Benchmark Goodput with GenAI-Perf#

Context#

Goodput is defined as the number of completed requests per second that meet specified metric constraints, also called service level objectives.

For example, perhaps you want to measure the user experience of your service by considering throughput only including requests where the time to first token is under 50ms and inter-token latency is under 10ms.

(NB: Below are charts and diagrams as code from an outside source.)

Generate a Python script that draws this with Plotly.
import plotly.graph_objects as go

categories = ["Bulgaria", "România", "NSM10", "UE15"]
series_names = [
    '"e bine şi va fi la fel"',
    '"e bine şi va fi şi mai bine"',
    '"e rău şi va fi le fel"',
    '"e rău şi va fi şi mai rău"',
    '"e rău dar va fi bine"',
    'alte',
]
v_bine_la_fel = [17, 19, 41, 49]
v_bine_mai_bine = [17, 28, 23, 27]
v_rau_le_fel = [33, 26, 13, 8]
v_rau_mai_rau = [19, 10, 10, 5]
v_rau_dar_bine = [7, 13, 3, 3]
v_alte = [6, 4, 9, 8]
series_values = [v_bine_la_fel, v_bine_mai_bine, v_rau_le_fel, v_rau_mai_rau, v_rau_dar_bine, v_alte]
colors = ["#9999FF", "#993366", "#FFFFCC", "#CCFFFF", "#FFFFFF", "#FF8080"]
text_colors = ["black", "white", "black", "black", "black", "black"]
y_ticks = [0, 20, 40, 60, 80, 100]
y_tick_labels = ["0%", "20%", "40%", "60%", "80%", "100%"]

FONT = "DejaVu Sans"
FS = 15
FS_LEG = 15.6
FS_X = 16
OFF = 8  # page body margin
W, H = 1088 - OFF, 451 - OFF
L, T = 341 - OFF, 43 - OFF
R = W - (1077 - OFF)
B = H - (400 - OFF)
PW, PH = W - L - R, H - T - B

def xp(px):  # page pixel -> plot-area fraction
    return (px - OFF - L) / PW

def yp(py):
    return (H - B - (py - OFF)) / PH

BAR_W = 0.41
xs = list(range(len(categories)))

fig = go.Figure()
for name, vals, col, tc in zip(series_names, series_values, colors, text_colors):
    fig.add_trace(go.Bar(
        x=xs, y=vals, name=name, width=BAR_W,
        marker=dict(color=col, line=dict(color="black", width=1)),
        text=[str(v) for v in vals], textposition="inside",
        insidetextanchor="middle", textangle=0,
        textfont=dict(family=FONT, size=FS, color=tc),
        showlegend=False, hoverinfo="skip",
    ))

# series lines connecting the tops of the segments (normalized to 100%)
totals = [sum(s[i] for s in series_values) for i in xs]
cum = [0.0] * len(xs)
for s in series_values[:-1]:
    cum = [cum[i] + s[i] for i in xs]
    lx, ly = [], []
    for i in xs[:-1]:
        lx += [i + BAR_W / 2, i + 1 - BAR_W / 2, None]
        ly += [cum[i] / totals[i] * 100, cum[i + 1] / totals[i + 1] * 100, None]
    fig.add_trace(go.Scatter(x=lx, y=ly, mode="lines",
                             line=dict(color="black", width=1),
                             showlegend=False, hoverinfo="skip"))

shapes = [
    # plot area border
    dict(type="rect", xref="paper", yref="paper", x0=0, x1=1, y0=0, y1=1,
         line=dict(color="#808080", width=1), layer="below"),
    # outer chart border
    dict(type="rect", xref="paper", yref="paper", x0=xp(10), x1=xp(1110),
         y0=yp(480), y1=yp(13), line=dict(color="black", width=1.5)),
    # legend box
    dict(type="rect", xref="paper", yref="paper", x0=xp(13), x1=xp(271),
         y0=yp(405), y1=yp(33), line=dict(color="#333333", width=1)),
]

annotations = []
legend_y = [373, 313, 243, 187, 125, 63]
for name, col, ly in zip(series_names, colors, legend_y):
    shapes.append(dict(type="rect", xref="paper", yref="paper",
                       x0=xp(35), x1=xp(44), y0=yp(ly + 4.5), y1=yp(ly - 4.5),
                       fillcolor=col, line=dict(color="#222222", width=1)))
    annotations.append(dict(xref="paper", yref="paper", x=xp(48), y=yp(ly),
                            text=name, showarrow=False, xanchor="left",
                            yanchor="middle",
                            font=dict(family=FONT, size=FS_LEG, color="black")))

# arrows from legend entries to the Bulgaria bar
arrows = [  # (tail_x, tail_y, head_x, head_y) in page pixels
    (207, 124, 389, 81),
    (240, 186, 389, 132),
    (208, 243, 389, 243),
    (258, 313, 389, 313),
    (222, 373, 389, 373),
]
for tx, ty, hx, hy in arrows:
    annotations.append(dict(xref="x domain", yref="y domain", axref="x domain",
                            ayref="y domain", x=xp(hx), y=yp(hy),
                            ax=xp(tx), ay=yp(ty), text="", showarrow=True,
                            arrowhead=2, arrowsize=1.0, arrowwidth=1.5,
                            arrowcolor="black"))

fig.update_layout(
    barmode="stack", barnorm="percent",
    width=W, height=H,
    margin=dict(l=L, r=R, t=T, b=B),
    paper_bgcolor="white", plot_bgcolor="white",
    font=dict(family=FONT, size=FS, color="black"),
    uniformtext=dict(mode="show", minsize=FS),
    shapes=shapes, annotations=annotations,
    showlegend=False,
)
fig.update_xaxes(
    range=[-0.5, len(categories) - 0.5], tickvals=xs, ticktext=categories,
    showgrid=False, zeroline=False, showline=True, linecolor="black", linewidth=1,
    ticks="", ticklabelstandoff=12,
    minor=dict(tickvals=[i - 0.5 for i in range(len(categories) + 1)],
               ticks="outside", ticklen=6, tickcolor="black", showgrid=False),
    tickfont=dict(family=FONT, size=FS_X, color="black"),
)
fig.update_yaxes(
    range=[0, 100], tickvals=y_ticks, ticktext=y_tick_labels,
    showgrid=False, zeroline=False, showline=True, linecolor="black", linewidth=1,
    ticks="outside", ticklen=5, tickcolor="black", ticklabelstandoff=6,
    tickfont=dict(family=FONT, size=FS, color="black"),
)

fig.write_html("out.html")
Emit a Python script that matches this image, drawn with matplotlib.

GenAI-Perf provides this value as goodput.

Tutorials#

Below you can find tutorials on how to benchmark different models using goodput.

Examples#

Profile LLM Goodput #

Profile Goodput on an OpenAI Chat Completions API-compatible server#

docker run -it --net=host --rm --gpus=all vllm/vllm-openai:latest --model HuggingFaceH4/zephyr-7b-beta --dtype float16

Run GenAI-Perf with Goodput Constraints#

genai-perf profile \
    -m HuggingFaceH4/zephyr-7b-beta \
    --tokenizer HuggingFaceH4/zephyr-7b-beta \
    --service-kind openai \
    --endpoint-type chat \
    --streaming \
    --goodput time_to_first_token:75 inter_token_latency:19.75

Example output:

                                    NVIDIA GenAI-Perf | LLM Metrics
┏━━━━━━━━━━━━━━━━━━━━━━━━━━━━━━━━━━━┳━━━━━━━━━━┳━━━━━━━━━━┳━━━━━━━━━━┳━━━━━━━━━━┳━━━━━━━━━━┳━━━━━━━━━━┓
┃                         Statistic ┃      avg ┃      min ┃      max ┃      p99 ┃      p90 ┃      p75 ┃
┡━━━━━━━━━━━━━━━━━━━━━━━━━━━━━━━━━━━╇━━━━━━━━━━╇━━━━━━━━━━╇━━━━━━━━━━╇━━━━━━━━━━╇━━━━━━━━━━╇━━━━━━━━━━┩
│          Time to first token (ms) │    78.10 │    63.55 │   111.13 │   109.61 │    95.91 │    73.07 │
│          Inter token latency (ms) │    19.32 │    19.30 │    19.36 │    19.36 │    19.35 │    19.33 │
│              Request latency (ms) │ 6,740.76 │ 4,387.10 │ 8,930.90 │ 8,929.88 │ 8,920.69 │ 8,905.37 │
│            Output sequence length │   345.80 │   225.00 │   458.00 │   458.00 │   458.00 │   458.00 │
│             Input sequence length │   550.00 │   550.00 │   550.00 │   550.00 │   550.00 │   550.00 │
│ Output token throughput (per sec) │    51.20 │      N/A │      N/A │      N/A │      N/A │      N/A │
│      Request throughput (per sec) │     0.15 │      N/A │      N/A │      N/A │      N/A │      N/A │
│         Request goodput (per sec) │     0.12 │      N/A │      N/A │      N/A │      N/A │      N/A │
└───────────────────────────────────┴──────────┴──────────┴──────────┴──────────┴──────────┴──────────┘

Profile Embeddings Model Goodput #

Create a Sample Embeddings Input File#

To create a sample embeddings input file, use the following command:

echo '{"text": "What was the first car ever driven?"}
{"text": "Who served as the 5th President of the United States of America?"}
{"text": "Is the Sydney Opera House located in Australia?"}
{"text": "In what state did they film Shrek 2?"}' > embeddings.jsonl

This will generate a file named embeddings.jsonl with the following content:

{"text": "What was the first car ever driven?"}
{"text": "Who served as the 5th President of the United States of America?"}
{"text": "Is the Sydney Opera House located in Australia?"}
{"text": "In what state did they film Shrek 2?"}

Start an OpenAI Embeddings-Compatible Server#

To start an OpenAI embeddings-compatible server, run the following command:

docker run -it --net=host --rm --gpus=all vllm/vllm-openai:latest --model intfloat/e5-mistral-7b-instruct --dtype float16 --max-model-len 1024

Run GenAI-Perf with goodput constraints#

genai-perf profile \
    -m intfloat/e5-mistral-7b-instruct \
    --tokenizer intfloat/e5-mistral-7b-instruct \
    --service-kind openai \
    --endpoint-type embeddings \
    --batch-size-text 2 \
    --input-file embeddings.jsonl \
    --measurement-interval 1000 \
    --goodput request_latency:22.5